◆ Information provided:
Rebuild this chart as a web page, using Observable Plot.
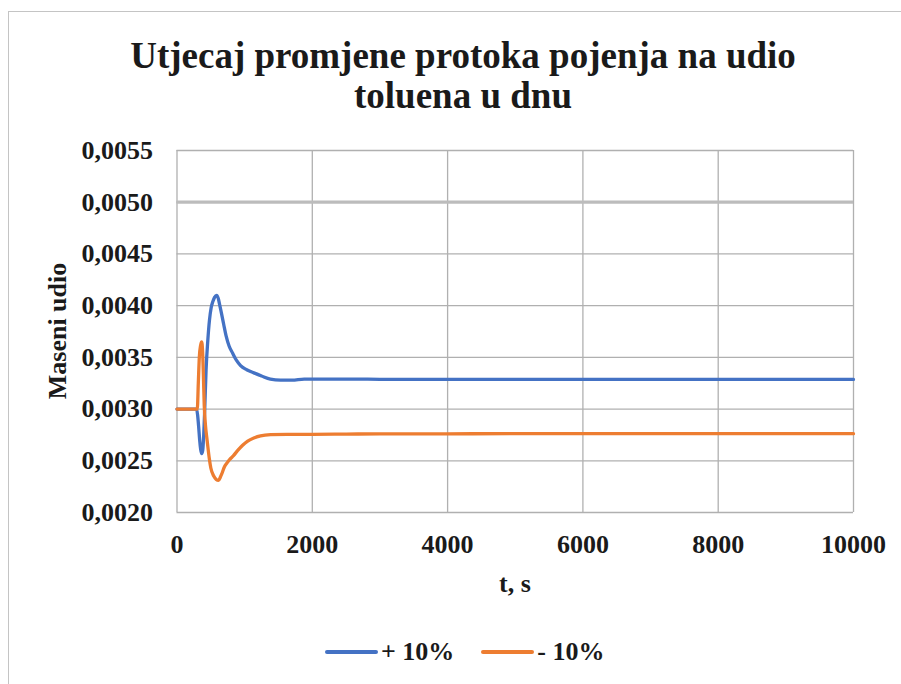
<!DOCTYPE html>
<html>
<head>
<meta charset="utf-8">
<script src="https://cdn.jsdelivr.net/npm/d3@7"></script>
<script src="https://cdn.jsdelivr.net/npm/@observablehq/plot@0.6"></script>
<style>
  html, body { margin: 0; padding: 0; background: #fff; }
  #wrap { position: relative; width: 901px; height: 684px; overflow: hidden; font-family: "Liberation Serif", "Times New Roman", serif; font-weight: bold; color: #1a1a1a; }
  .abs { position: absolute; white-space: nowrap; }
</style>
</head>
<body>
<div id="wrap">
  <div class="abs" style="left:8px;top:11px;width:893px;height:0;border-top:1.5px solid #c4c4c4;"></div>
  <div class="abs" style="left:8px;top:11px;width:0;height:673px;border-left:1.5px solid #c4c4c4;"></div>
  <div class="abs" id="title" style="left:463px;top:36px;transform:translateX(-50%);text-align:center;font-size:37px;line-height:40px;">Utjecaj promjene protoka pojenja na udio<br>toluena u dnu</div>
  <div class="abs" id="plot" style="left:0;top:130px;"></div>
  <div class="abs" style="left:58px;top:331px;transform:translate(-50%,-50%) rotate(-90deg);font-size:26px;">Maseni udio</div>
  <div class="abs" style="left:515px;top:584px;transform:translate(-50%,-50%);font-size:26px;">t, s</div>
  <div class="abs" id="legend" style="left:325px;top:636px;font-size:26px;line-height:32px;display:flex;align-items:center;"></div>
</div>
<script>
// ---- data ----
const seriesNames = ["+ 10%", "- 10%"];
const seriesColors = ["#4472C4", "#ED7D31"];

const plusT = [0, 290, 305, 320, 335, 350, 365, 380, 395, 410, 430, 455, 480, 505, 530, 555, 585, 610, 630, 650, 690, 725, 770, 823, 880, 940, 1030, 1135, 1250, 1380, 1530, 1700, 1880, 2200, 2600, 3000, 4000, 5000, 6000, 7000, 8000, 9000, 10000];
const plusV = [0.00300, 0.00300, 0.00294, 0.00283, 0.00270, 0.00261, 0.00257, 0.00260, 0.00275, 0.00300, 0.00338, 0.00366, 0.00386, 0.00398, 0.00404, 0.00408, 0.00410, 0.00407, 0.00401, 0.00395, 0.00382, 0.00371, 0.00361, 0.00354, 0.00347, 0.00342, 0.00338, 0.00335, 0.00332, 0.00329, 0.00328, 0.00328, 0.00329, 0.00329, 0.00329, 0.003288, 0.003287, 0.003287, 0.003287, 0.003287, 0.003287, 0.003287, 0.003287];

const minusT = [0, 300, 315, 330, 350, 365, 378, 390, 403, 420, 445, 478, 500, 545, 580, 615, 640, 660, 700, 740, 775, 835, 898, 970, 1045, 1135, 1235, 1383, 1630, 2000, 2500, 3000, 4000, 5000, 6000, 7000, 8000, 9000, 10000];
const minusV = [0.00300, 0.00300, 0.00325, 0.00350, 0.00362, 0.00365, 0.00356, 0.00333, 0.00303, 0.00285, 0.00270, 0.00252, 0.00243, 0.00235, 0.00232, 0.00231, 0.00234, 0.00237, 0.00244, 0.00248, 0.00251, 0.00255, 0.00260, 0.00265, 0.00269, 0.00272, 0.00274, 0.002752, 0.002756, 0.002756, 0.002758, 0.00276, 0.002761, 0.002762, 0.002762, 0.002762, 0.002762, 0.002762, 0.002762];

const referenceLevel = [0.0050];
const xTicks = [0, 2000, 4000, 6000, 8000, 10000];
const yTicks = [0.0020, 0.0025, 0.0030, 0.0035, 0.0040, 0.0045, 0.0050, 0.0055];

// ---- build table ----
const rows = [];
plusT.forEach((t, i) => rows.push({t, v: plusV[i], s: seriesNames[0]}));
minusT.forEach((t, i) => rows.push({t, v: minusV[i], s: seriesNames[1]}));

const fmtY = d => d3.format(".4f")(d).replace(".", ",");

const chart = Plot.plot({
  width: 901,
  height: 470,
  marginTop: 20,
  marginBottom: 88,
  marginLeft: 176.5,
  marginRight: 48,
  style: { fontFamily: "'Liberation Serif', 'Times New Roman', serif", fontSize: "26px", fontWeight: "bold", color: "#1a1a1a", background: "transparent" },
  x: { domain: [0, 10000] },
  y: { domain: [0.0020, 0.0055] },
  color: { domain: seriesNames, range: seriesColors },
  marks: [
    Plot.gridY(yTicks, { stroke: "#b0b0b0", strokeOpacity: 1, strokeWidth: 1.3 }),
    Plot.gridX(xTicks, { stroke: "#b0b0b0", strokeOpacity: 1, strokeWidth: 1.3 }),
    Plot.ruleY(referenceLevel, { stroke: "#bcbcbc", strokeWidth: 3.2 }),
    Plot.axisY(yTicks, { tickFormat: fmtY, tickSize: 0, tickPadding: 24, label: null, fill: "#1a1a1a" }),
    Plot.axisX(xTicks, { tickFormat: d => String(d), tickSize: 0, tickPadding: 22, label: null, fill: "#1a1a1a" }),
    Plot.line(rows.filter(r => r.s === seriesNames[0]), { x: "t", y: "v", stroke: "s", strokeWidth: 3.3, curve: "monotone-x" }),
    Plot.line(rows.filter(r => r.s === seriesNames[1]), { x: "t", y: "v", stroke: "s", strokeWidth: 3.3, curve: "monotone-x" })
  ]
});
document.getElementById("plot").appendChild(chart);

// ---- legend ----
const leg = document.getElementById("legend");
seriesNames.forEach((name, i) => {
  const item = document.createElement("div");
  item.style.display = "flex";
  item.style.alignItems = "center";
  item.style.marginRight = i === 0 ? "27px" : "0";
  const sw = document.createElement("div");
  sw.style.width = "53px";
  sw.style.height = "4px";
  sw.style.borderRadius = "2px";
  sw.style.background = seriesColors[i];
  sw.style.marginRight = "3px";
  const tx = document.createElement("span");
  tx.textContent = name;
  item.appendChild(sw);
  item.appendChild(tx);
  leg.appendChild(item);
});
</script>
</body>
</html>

◆ To be done:
Copy each line of the listing in which the word "chart" can be found.

◆ Solution to this exercise:
Rebuild this chart as a web page, using Observable Plot.
const chart = Plot.plot({
document.getElementById("plot").appendChild(chart);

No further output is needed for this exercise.